Polenta is one of those dishes that is an excellent blank canvas for all sorts of flavors. Some stock (either vegetable or chicken), or at least salt the water if that’s all you have, and some cream or whole milk is going to get you a nice base of flavor. And then you need some cheese. I like pick the cheese based on whatever I’m pairing with the polenta. Pulled chicken or pork is going to go great with cheddar. Fontina is lovely with pancetta (like the Brussels Sprouts and Pancetta) or a nice, meaty braise. I really like goat cheese with both seafood and vegetable dishes. But really, any cheese you like, or any mix of cheeses you like, that can melt nicely is going to be great in this polenta. The sky’s the limit! Then, once you have the polenta, there is no end to the number of dishes to layer over it. I’m partial to Italian dishes myself, but anything a little saucy is going to be nice.

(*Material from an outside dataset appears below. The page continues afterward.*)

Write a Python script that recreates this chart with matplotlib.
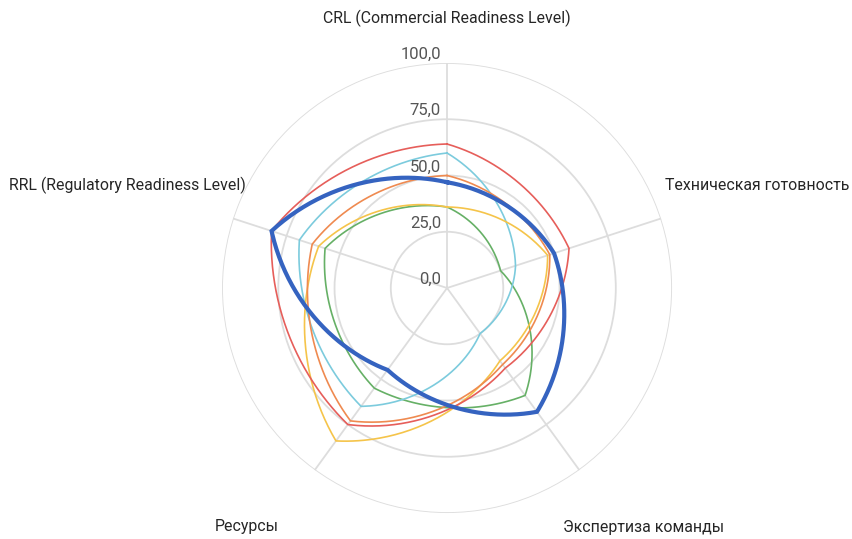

And any leftovers you have? Are great shaped into a sliceable log or brick, left to solidify overnight, and then sauteed up to make a whole new – and equally tasty – very different dish.
– Happy Eating, Annemarie
- 1 cup coarse cornmeal
- 3 cups low sodium stock, vegetable or chicken, or salted water
- 1 cup half and half
- 3 oz shredded cheese
Stir together the cornmeal and stock in the pot of a slow cooker. Close the lid and set it for 4 hours on low, stirring occasionally, every 20-30 minutes.
Add the half and half, stir and give it another 30 minutes on high. Stir in the cheese until it all melts. Switch the slow cooker to warm and let the polenta sit while you finish making the rest of dinner.
- I use Bob's Red Mill Polenta/Grits for my polenta.
- The polenta can sit for about an hour on warm without any problems. If you are going to let it sit longer, it may taste a bit overdone and you will want to check to see if needs some more liquid.
- I switch up the type of cheese depending on how I am going to use the polenta. I may use parmesan or fontina or a sharp cheddar or any other flavorful cheese I have in the house which pairs with the rest of dinner.